Mark Wakely July 2, 2013 at 14:22

I’ve mentioned this before, but Pratt & Whitney’s TRITON trimodal nuclear engine (as opposed to a bimodal design) is still a viable option despite having been proposed nine years ago this month:

http://www.pwrengineering.com/dataresources/AIAA-2004-3863.pdf

A year ago, a study done at Virginia Polytechnic Institute selected the TRITON for its proposal for a manned Mars mission. Scroll down to the middle of page 11 to read a brief summary of TRITON and why it was selected:

http://www.nianet.org/getattachment/RASCAL/2011-Winners/VT_Written_RASC-AL.PDF.aspx

David Cummings July 3, 2013 at 8:32

Gregory Benford, interesting what you wrote. Interesting and depressing. Camping in space, not living in space. That really is a shame.

I’ve heard this quote before:

“We had the Shuttle to reach the Station, and the Station to give the Shuttle a destination,”

Marc Millis July 3, 2013 at 10:45

to Greg Benford,

Thanks for sharing that info about NASA. It is news that needs to be spread so that those who are looking for progress know the realities of the situation.

It was a hard and financially difficult decision to leave NASA when they offered a buyout, after elliminating my position. I could have continued there, but my next assignment would have been reading papers from the 1960′s about large propellant tanks in orbit. Serioulsy… we’re into the next century and NASA is still stuck in the 1960′s.

Sorry folks, it is how it is.

Marc Millis

Rob Henry July 3, 2013 at 18:00

A.A. Jackson, I also agree that Davies angle on Biology was provocative, but I take the opposite view. His non-traditional approach had a searing brilliance to it, that if adopted by others, could be of great further benefit to that science.

Think of how often you hear a biologist confuse ‘chemical evolution’ with the well know processes of the Modern Synthesis (actually, though I’m sure I must be wrong, I seem to recall that you were also slightly confused as to what Modern Synthesis was last year, so I will put a reference here just in case. In particular there seemed confusion as to why it was merely inspired by Darwin, but a direct descendant of the work of others, particularly his contemporary Mendel)
http://en.wikipedia.org/wiki/Modern_evolutionary_synthesis

If only they could come to see it as stamp collecting, then they would realise that there it really is a major difficulty as to how abiogenesis created a von Neumann machine. To me this process almost certainly invoked some “special cases” of complexification to give highly specific function of biological use, that are somehow written into our laws of chemistry. We should be able to find these only by direct experimentation, simply because biology outside evolution is stamp collecting, not the result of supernatural forces such as Haldane using ‘dialectic materialism’.

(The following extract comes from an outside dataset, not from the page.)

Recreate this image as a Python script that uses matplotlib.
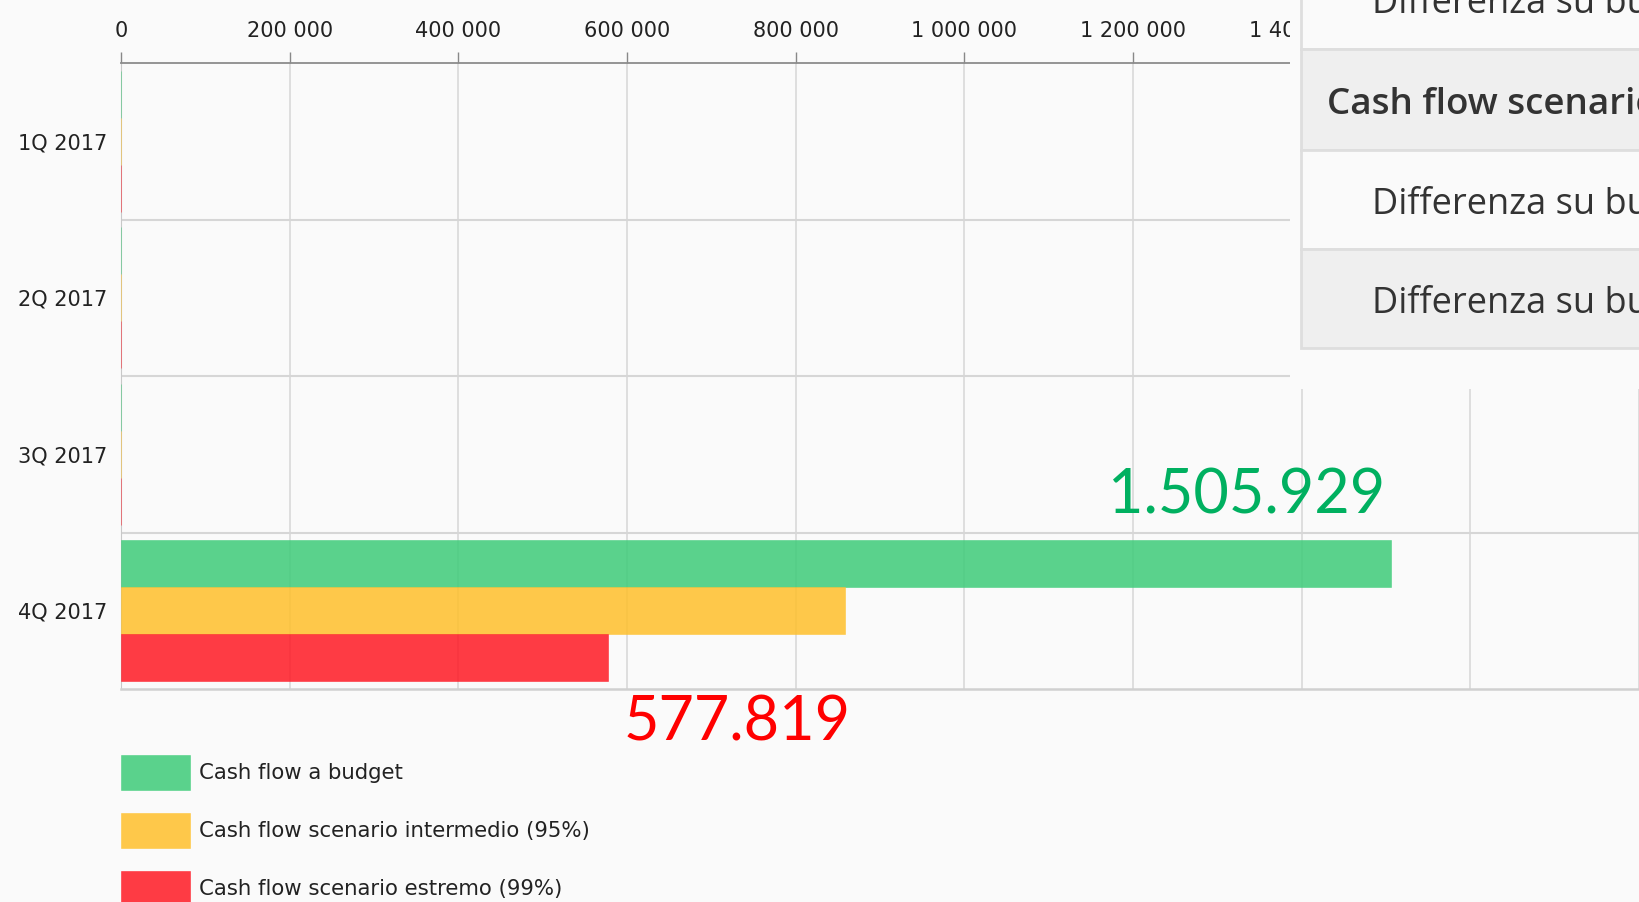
import numpy as np
import matplotlib
matplotlib.use("Agg")
import matplotlib.pyplot as plt
from matplotlib.patches import Rectangle

quarters = ["1Q 2017", "2Q 2017", "3Q 2017", "4Q 2017"]
budget = [0, 0, 0, 1505929]
intermedio = [0, 0, 0, 858000]
estremo = [0, 0, 0, 577819]
series_labels = ["Cash flow a budget",
                 "Cash flow scenario intermedio (95%)",
                 "Cash flow scenario estremo (99%)"]
x_ticks = [0, 200000, 400000, 600000, 800000, 1000000, 1200000, 1400000, 1600000, 1800000]
panel_rows = ["Differenza su budget", "Cash flow scenario estremo (99%)",
              "Differenza su budget", "Differenza su budget"]

W, H = 1639, 902
BG = "#fafafa"
colors = ["#3ecc79", "#ffc02b", "#ff1924"]

fig = plt.figure(figsize=(W / 100, H / 100), dpi=100, facecolor=BG)
ax = fig.add_axes([121 / W, 1 - 689 / H, (W - 121) / W, 626 / H], facecolor=BG)

y = np.arange(len(quarters))
bw = 0.3
for k, (vals, c, lab) in enumerate(zip([budget, intermedio, estremo], colors, series_labels)):
    ax.barh(y + (k - 1) * bw, vals, height=bw, color=c, alpha=0.85,
            edgecolor=c, lw=0.4, label=lab, zorder=3)

ax.set_ylim(3.5, -0.5)
ax.set_xlim(0, 1800000)
ax.set_yticks(y)
ax.set_yticklabels(quarters)
ax.set_yticks([0.5, 1.5, 2.5], minor=True)
ax.set_xticks(x_ticks)
ax.set_xticklabels([f"{v:,}".replace(",", " ") for v in x_ticks])
ax.xaxis.tick_top()

ax.tick_params(axis="x", length=8, color="#888888", width=1, pad=8,
               labelsize=15, labelcolor="#222222")
ax.tick_params(axis="y", which="both", length=0, pad=10, labelsize=15, labelcolor="#222222")
ax.grid(axis="x", color="#d9d9d9", lw=1.2, zorder=0)
ax.grid(axis="y", which="minor", color="#d6d6d6", lw=1.5, zorder=0)
ax.set_axisbelow(True)
ax.spines["right"].set_visible(False)
ax.spines["top"].set_color("#8c8c8c")
ax.spines["top"].set_linewidth(1.3)
ax.spines["left"].set_color("#c8c8c8")
ax.spines["bottom"].set_color("#d0d0d0")
ax.spines["bottom"].set_linewidth(1.8)

# value callouts
ax.annotate(f"{budget[3]:,}".replace(",", "."), xy=(budget[3], 3 - bw),
            xytext=(-4, 49), textcoords="offset points", ha="right", va="center",
            fontsize=44, family="Lato", color="#00b060", zorder=6)
ax.annotate(f"{estremo[3]:,}".replace(",", "."), xy=(estremo[3], 3 + bw),
            xytext=(11, -47), textcoords="offset points", ha="left", va="center",
            fontsize=44, family="Lato", color="#ff0000", zorder=6, annotation_clip=False)

ax.legend(loc="upper left", bbox_to_anchor=(121 / W, 1 - 755 / H),
          bbox_transform=fig.transFigure, frameon=False, fontsize=15.3,
          handlelength=3.25, handleheight=2.15, labelspacing=1.08,
          handletextpad=0.42, borderpad=0, borderaxespad=0,
          labelcolor="#222222")

# overlapping table panel on the right
def fig_rect(x0, y0, x1, y1, **kw):
    r = Rectangle((x0 / W, 1 - y1 / H), (x1 - x0) / W, (y1 - y0) / H,
                  transform=fig.transFigure, **kw)
    fig.patches.append(r)

fig_rect(1290, -5, W + 5, 389, facecolor=BG, edgecolor="none", zorder=10)
row_edges = [-52, 49, 150, 249, 348]
row_fc = [BG, "#efefef", BG, "#efefef"]
for i in range(4):
    fig_rect(1301, row_edges[i], W + 5, row_edges[i + 1], facecolor=row_fc[i],
             edgecolor="#dedede", lw=2, zorder=11)
    cy = (row_edges[i] + row_edges[i + 1]) / 2 + 5
    bold = i == 1
    fig.text((1327 if bold else 1372) / W, 1 - cy / H, panel_rows[i],
             ha="left", va="center", fontsize=26.5 if bold else 26, family="Open Sans",
             weight="semibold" if bold else "normal", color="#333333", zorder=12)

fig.savefig("out.png", dpi=100, facecolor=BG)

John Hartley July 4, 2013 at 19:48

If you look at the progress of Moore’s law just as a metric of design complexity, by the middle of the century designs will rival the complexity of the human egg cell. On the timeframe for interstellar flight we will have the ability to synthesize by design, any microbe left behind. Understanding what needs to be synthesized for a stable ecosystem is a different question especially important if we can’t develop relativistic propulsion. The ability to synthesize enroute does ease the launch constraints on the ecosystem.

D. Wayne Dworsky September 8, 2013 at 12:56

I think Starship Century hit the nail right on the head. Not only does it incorporate science and science ficftion in a unique way, but it fosters some of the greatest visionaries of the Twentieth Century. I applaid all those who helped put together this unique volume–a momument to the science and science fiction arena.